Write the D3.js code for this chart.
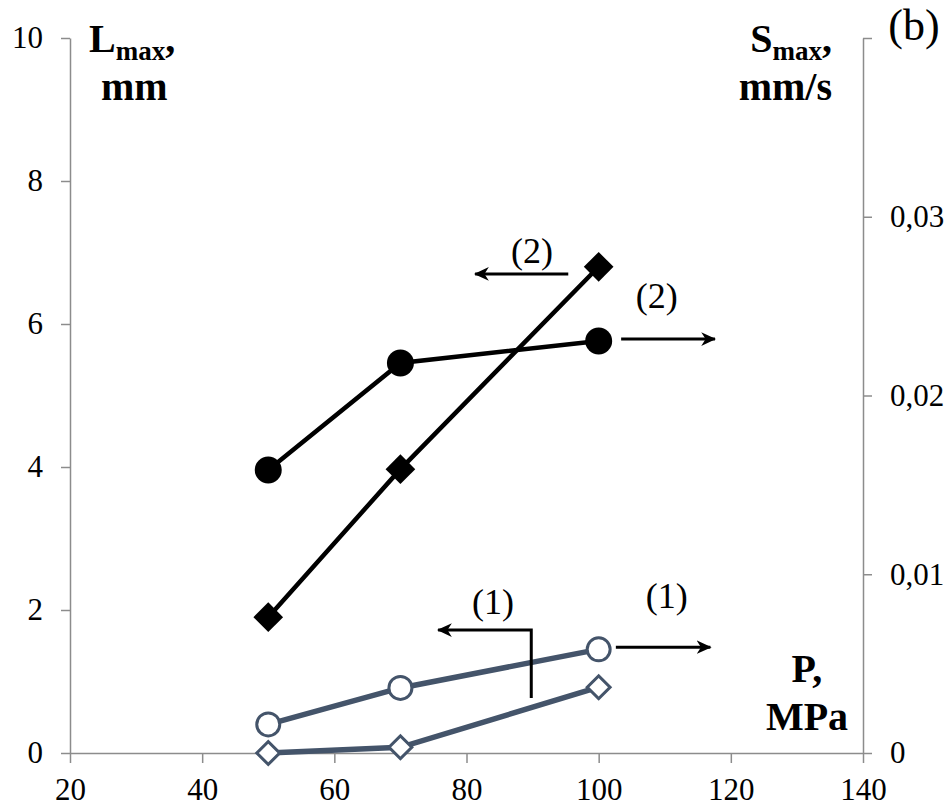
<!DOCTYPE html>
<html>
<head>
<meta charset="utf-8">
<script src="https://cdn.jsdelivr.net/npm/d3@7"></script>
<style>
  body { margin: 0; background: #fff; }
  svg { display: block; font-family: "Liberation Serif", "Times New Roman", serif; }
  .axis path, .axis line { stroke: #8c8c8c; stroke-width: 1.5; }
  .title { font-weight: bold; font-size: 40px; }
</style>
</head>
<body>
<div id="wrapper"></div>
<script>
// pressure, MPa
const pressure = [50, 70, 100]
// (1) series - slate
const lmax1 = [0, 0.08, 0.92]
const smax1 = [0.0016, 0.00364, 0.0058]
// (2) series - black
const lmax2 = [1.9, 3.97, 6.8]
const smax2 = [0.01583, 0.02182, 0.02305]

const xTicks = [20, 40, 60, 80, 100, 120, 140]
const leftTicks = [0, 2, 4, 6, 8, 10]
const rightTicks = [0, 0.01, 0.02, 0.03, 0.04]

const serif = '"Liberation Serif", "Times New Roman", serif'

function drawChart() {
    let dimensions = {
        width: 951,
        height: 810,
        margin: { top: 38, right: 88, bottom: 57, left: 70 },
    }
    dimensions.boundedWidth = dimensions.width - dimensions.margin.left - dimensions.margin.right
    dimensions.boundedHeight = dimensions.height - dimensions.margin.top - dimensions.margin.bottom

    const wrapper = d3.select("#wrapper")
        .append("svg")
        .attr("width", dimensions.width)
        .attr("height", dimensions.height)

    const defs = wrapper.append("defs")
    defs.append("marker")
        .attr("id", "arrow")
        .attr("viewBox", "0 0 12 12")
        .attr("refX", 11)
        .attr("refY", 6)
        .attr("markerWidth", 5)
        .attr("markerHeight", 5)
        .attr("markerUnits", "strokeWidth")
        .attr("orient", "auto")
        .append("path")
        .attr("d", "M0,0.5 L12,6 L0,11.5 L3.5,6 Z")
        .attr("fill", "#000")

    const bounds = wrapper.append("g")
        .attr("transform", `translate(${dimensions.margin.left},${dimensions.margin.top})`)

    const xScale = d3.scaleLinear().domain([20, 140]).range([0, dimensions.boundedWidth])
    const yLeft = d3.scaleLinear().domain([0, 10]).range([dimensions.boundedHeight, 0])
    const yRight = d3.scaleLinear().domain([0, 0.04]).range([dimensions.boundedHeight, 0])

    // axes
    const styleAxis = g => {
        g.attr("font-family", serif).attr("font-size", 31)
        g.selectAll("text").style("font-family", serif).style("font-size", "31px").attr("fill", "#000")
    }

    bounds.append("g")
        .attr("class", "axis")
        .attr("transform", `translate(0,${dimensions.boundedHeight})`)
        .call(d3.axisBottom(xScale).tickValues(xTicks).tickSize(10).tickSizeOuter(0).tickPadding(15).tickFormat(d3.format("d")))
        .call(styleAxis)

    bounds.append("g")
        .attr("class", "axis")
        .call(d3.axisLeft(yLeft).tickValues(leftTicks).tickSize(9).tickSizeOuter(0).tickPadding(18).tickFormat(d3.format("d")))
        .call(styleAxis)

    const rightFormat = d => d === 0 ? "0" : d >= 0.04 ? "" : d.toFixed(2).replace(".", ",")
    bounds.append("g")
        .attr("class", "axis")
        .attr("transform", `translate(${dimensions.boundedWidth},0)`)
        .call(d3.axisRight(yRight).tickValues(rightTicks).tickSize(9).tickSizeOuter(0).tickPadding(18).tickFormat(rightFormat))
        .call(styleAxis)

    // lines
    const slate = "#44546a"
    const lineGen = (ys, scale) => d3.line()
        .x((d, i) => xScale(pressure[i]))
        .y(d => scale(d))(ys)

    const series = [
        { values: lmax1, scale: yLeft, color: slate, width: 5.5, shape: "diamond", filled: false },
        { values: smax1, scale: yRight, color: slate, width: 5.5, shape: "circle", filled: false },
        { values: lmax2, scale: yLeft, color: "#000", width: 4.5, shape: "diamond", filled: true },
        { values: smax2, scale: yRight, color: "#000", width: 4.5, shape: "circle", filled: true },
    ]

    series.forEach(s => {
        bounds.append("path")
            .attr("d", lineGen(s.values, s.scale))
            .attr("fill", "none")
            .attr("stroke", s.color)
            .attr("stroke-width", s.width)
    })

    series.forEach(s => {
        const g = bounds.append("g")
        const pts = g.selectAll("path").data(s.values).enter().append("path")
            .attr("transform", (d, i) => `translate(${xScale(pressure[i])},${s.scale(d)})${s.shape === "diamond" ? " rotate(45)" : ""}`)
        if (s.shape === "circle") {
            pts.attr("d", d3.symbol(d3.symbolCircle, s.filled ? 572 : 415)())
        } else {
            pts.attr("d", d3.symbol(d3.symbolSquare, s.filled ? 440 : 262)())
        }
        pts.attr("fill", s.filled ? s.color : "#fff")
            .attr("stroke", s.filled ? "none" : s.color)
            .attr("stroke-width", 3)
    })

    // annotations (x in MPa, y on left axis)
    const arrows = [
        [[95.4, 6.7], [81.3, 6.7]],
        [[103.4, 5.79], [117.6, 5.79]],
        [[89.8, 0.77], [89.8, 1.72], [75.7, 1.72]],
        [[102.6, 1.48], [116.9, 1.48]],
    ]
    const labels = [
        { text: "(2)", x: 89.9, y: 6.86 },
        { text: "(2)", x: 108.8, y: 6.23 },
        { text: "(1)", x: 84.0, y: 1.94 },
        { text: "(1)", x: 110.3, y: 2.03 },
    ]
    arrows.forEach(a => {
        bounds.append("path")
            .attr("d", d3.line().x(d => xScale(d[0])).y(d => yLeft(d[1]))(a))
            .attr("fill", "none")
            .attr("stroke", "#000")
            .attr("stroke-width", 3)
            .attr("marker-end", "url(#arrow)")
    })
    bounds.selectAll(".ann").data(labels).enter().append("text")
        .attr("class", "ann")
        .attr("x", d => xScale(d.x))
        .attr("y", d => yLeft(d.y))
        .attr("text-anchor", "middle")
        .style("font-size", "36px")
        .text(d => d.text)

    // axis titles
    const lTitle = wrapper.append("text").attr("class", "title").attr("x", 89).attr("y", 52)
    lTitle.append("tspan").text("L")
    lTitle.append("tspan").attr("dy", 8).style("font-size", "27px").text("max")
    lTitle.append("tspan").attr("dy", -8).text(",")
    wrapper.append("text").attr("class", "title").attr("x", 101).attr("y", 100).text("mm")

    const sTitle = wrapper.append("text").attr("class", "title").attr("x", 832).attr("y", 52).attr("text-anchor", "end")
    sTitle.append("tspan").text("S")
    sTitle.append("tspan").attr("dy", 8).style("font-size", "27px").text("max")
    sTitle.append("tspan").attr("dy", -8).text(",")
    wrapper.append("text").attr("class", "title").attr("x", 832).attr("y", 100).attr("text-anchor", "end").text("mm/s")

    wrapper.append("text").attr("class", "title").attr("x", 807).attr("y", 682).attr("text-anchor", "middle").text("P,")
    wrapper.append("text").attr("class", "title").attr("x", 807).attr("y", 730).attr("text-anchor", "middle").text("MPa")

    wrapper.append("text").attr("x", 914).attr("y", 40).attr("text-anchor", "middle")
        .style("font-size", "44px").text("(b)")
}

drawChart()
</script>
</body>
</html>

Stated task
Every line is to be duplicated exactly, though pictures stay out.

Full solution
Write the D3.js code for this chart.
<!DOCTYPE html>
<html>
<head>
<meta charset="utf-8">
<script src="https://cdn.jsdelivr.net/npm/d3@7"></script>
<style>
  body { margin: 0; background: #fff; }
  svg { display: block; font-family: "Liberation Serif", "Times New Roman", serif; }
  .axis path, .axis line { stroke: #8c8c8c; stroke-width: 1.5; }
  .title { font-weight: bold; font-size: 40px; }
</style>
</head>
<body>
<div id="wrapper"></div>
<script>
// pressure, MPa
const pressure = [50, 70, 100]
// (1) series - slate
const lmax1 = [0, 0.08, 0.92]
const smax1 = [0.0016, 0.00364, 0.0058]
// (2) series - black
const lmax2 = [1.9, 3.97, 6.8]
const smax2 = [0.01583, 0.02182, 0.02305]

const xTicks = [20, 40, 60, 80, 100, 120, 140]
const leftTicks = [0, 2, 4, 6, 8, 10]
const rightTicks = [0, 0.01, 0.02, 0.03, 0.04]

const serif = '"Liberation Serif", "Times New Roman", serif'

function drawChart() {
    let dimensions = {
        width: 951,
        height: 810,
        margin: { top: 38, right: 88, bottom: 57, left: 70 },
    }
    dimensions.boundedWidth = dimensions.width - dimensions.margin.left - dimensions.margin.right
    dimensions.boundedHeight = dimensions.height - dimensions.margin.top - dimensions.margin.bottom

    const wrapper = d3.select("#wrapper")
        .append("svg")
        .attr("width", dimensions.width)
        .attr("height", dimensions.height)

    const defs = wrapper.append("defs")
    defs.append("marker")
        .attr("id", "arrow")
        .attr("viewBox", "0 0 12 12")
        .attr("refX", 11)
        .attr("refY", 6)
        .attr("markerWidth", 5)
        .attr("markerHeight", 5)
        .attr("markerUnits", "strokeWidth")
        .attr("orient", "auto")
        .append("path")
        .attr("d", "M0,0.5 L12,6 L0,11.5 L3.5,6 Z")
        .attr("fill", "#000")

    const bounds = wrapper.append("g")
        .attr("transform", `translate(${dimensions.margin.left},${dimensions.margin.top})`)

    const xScale = d3.scaleLinear().domain([20, 140]).range([0, dimensions.boundedWidth])
    const yLeft = d3.scaleLinear().domain([0, 10]).range([dimensions.boundedHeight, 0])
    const yRight = d3.scaleLinear().domain([0, 0.04]).range([dimensions.boundedHeight, 0])

    // axes
    const styleAxis = g => {
        g.attr("font-family", serif).attr("font-size", 31)
        g.selectAll("text").style("font-family", serif).style("font-size", "31px").attr("fill", "#000")
    }

    bounds.append("g")
        .attr("class", "axis")
        .attr("transform", `translate(0,${dimensions.boundedHeight})`)
        .call(d3.axisBottom(xScale).tickValues(xTicks).tickSize(10).tickSizeOuter(0).tickPadding(15).tickFormat(d3.format("d")))
        .call(styleAxis)

    bounds.append("g")
        .attr("class", "axis")
        .call(d3.axisLeft(yLeft).tickValues(leftTicks).tickSize(9).tickSizeOuter(0).tickPadding(18).tickFormat(d3.format("d")))
        .call(styleAxis)

    const rightFormat = d => d === 0 ? "0" : d >= 0.04 ? "" : d.toFixed(2).replace(".", ",")
    bounds.append("g")
        .attr("class", "axis")
        .attr("transform", `translate(${dimensions.boundedWidth},0)`)
        .call(d3.axisRight(yRight).tickValues(rightTicks).tickSize(9).tickSizeOuter(0).tickPadding(18).tickFormat(rightFormat))
        .call(styleAxis)

    // lines
    const slate = "#44546a"
    const lineGen = (ys, scale) => d3.line()
        .x((d, i) => xScale(pressure[i]))
        .y(d => scale(d))(ys)

    const series = [
        { values: lmax1, scale: yLeft, color: slate, width: 5.5, shape: "diamond", filled: false },
        { values: smax1, scale: yRight, color: slate, width: 5.5, shape: "circle", filled: false },
        { values: lmax2, scale: yLeft, color: "#000", width: 4.5, shape: "diamond", filled: true },
        { values: smax2, scale: yRight, color: "#000", width: 4.5, shape: "circle", filled: true },
    ]

    series.forEach(s => {
        bounds.append("path")
            .attr("d", lineGen(s.values, s.scale))
            .attr("fill", "none")
            .attr("stroke", s.color)
            .attr("stroke-width", s.width)
    })

    series.forEach(s => {
        const g = bounds.append("g")
        const pts = g.selectAll("path").data(s.values).enter().append("path")
            .attr("transform", (d, i) => `translate(${xScale(pressure[i])},${s.scale(d)})${s.shape === "diamond" ? " rotate(45)" : ""}`)
        if (s.shape === "circle") {
            pts.attr("d", d3.symbol(d3.symbolCircle, s.filled ? 572 : 415)())
        } else {
            pts.attr("d", d3.symbol(d3.symbolSquare, s.filled ? 440 : 262)())
        }
        pts.attr("fill", s.filled ? s.color : "#fff")
            .attr("stroke", s.filled ? "none" : s.color)
            .attr("stroke-width", 3)
    })

    // annotations (x in MPa, y on left axis)
    const arrows = [
        [[95.4, 6.7], [81.3, 6.7]],
        [[103.4, 5.79], [117.6, 5.79]],
        [[89.8, 0.77], [89.8, 1.72], [75.7, 1.72]],
        [[102.6, 1.48], [116.9, 1.48]],
    ]
    const labels = [
        { text: "(2)", x: 89.9, y: 6.86 },
        { text: "(2)", x: 108.8, y: 6.23 },
        { text: "(1)", x: 84.0, y: 1.94 },
        { text: "(1)", x: 110.3, y: 2.03 },
    ]
    arrows.forEach(a => {
        bounds.append("path")
            .attr("d", d3.line().x(d => xScale(d[0])).y(d => yLeft(d[1]))(a))
            .attr("fill", "none")
            .attr("stroke", "#000")
            .attr("stroke-width", 3)
            .attr("marker-end", "url(#arrow)")
    })
    bounds.selectAll(".ann").data(labels).enter().append("text")
        .attr("class", "ann")
        .attr("x", d => xScale(d.x))
        .attr("y", d => yLeft(d.y))
        .attr("text-anchor", "middle")
        .style("font-size", "36px")
        .text(d => d.text)

    // axis titles
    const lTitle = wrapper.append("text").attr("class", "title").attr("x", 89).attr("y", 52)
    lTitle.append("tspan").text("L")
    lTitle.append("tspan").attr("dy", 8).style("font-size", "27px").text("max")
    lTitle.append("tspan").attr("dy", -8).text(",")
    wrapper.append("text").attr("class", "title").attr("x", 101).attr("y", 100).text("mm")

    const sTitle = wrapper.append("text").attr("class", "title").attr("x", 832).attr("y", 52).attr("text-anchor", "end")
    sTitle.append("tspan").text("S")
    sTitle.append("tspan").attr("dy", 8).style("font-size", "27px").text("max")
    sTitle.append("tspan").attr("dy", -8).text(",")
    wrapper.append("text").attr("class", "title").attr("x", 832).attr("y", 100).attr("text-anchor", "end").text("mm/s")

    wrapper.append("text").attr("class", "title").attr("x", 807).attr("y", 682).attr("text-anchor", "middle").text("P,")
    wrapper.append("text").attr("class", "title").attr("x", 807).attr("y", 730).attr("text-anchor", "middle").text("MPa")

    wrapper.append("text").attr("x", 914).attr("y", 40).attr("text-anchor", "middle")
        .style("font-size", "44px").text("(b)")
}

drawChart()
</script>
</body>
</html>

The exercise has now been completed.